## WHAT THE TASK REQUIRES
Leave the pictures out. Retype exactly the lines below from the one containing "What TikZ code" through the one containing "(stop) at (800,-669)", and no others.

## GIVEN DATA
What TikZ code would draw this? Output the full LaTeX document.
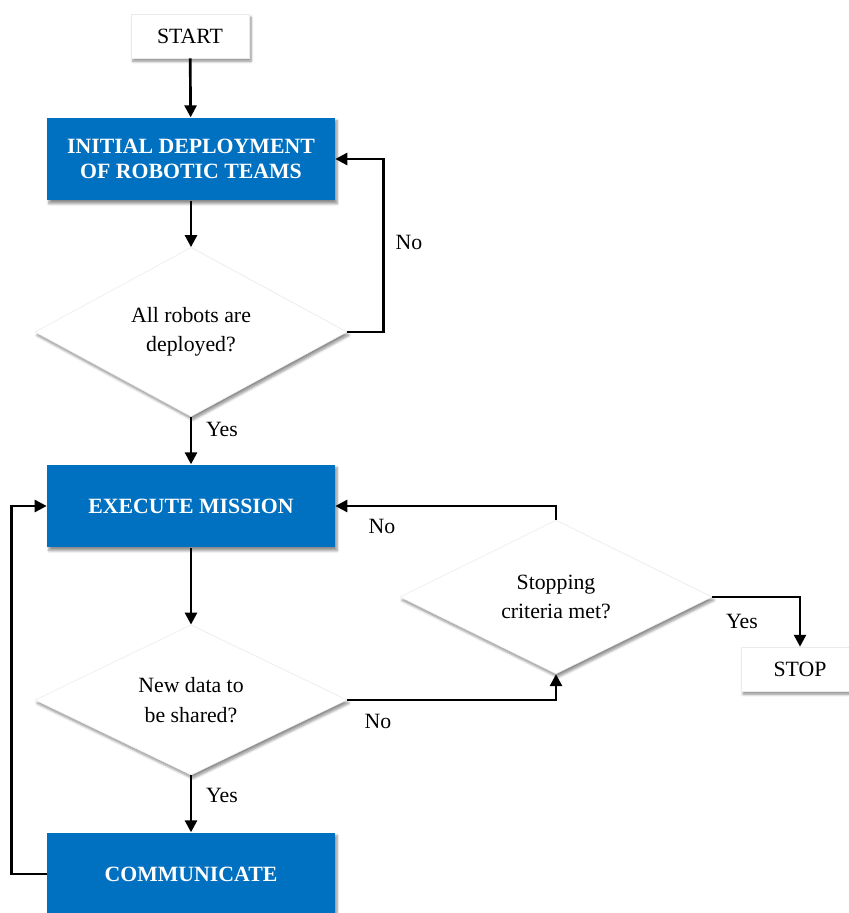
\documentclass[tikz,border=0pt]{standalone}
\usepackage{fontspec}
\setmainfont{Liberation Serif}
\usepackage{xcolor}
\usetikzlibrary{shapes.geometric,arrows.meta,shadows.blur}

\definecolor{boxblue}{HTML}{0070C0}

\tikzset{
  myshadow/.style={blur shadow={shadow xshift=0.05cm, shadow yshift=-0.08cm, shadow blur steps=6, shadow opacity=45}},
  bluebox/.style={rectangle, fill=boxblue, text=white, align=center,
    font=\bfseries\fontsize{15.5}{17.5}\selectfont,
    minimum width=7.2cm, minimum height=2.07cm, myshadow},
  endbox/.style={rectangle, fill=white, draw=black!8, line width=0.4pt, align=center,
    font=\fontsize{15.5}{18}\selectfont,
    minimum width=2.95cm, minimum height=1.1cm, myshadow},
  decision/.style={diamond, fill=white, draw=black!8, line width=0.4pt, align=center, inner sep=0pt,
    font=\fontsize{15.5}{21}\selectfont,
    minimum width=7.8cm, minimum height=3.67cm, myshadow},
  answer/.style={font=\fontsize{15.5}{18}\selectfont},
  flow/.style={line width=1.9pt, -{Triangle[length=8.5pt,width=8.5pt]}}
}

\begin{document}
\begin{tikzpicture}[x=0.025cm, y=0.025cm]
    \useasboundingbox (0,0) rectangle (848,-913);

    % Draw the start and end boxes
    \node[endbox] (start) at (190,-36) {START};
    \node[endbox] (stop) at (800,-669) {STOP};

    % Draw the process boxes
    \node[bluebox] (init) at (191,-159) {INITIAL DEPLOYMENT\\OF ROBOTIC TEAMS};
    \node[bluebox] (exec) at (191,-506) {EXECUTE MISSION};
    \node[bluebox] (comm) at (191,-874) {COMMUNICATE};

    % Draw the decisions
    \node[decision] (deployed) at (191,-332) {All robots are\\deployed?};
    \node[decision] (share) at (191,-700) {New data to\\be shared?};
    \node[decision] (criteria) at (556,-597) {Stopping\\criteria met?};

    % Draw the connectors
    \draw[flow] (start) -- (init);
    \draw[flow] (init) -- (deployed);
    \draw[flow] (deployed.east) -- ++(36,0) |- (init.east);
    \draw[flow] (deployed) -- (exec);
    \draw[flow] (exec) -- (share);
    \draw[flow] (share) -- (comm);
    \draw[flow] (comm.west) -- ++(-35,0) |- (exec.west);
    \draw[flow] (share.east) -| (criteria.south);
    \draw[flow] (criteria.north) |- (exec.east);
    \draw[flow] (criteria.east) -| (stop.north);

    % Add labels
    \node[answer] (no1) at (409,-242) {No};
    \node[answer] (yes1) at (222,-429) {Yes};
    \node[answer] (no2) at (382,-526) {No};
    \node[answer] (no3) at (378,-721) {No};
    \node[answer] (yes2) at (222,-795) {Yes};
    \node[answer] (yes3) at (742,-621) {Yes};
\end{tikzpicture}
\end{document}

==

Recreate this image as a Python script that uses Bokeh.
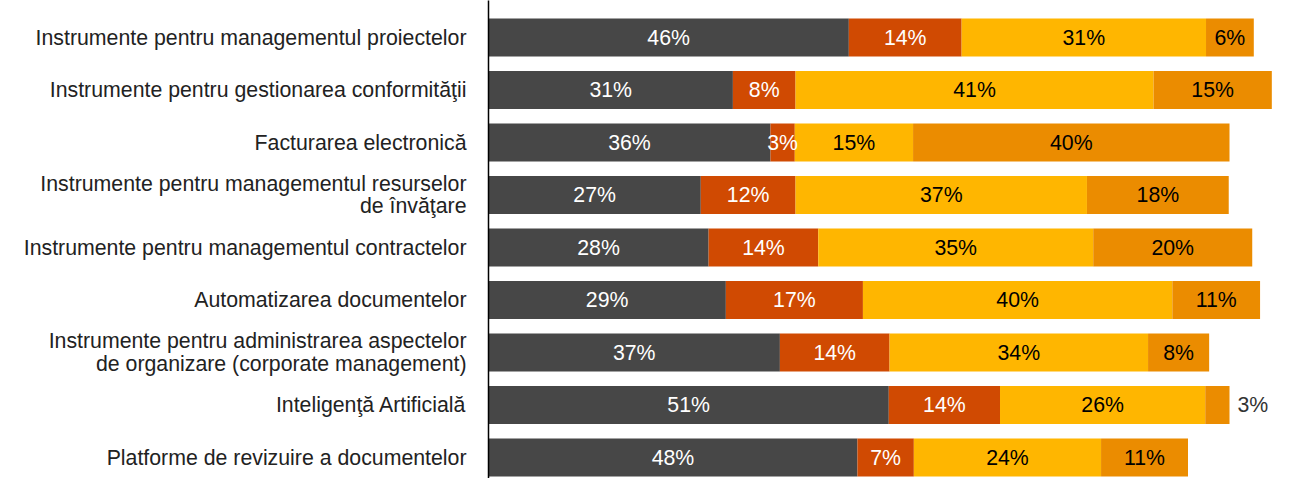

## OUTPUT FOR THIS EXERCISE
What TikZ code would draw this? Output the full LaTeX document.
\documentclass[tikz,border=0pt]{standalone}
\usepackage{fontspec}
\setmainfont{Liberation Serif}
\usepackage{xcolor}
\usetikzlibrary{shapes.geometric,arrows.meta,shadows.blur}

\definecolor{boxblue}{HTML}{0070C0}

\tikzset{
  myshadow/.style={blur shadow={shadow xshift=0.05cm, shadow yshift=-0.08cm, shadow blur steps=6, shadow opacity=45}},
  bluebox/.style={rectangle, fill=boxblue, text=white, align=center,
    font=\bfseries\fontsize{15.5}{17.5}\selectfont,
    minimum width=7.2cm, minimum height=2.07cm, myshadow},
  endbox/.style={rectangle, fill=white, draw=black!8, line width=0.4pt, align=center,
    font=\fontsize{15.5}{18}\selectfont,
    minimum width=2.95cm, minimum height=1.1cm, myshadow},
  decision/.style={diamond, fill=white, draw=black!8, line width=0.4pt, align=center, inner sep=0pt,
    font=\fontsize{15.5}{21}\selectfont,
    minimum width=7.8cm, minimum height=3.67cm, myshadow},
  answer/.style={font=\fontsize{15.5}{18}\selectfont},
  flow/.style={line width=1.9pt, -{Triangle[length=8.5pt,width=8.5pt]}}
}

\begin{document}
\begin{tikzpicture}[x=0.025cm, y=0.025cm]
    \useasboundingbox (0,0) rectangle (848,-913);

    % Draw the start and end boxes
    \node[endbox] (start) at (190,-36) {START};
    \node[endbox] (stop) at (800,-669) {STOP};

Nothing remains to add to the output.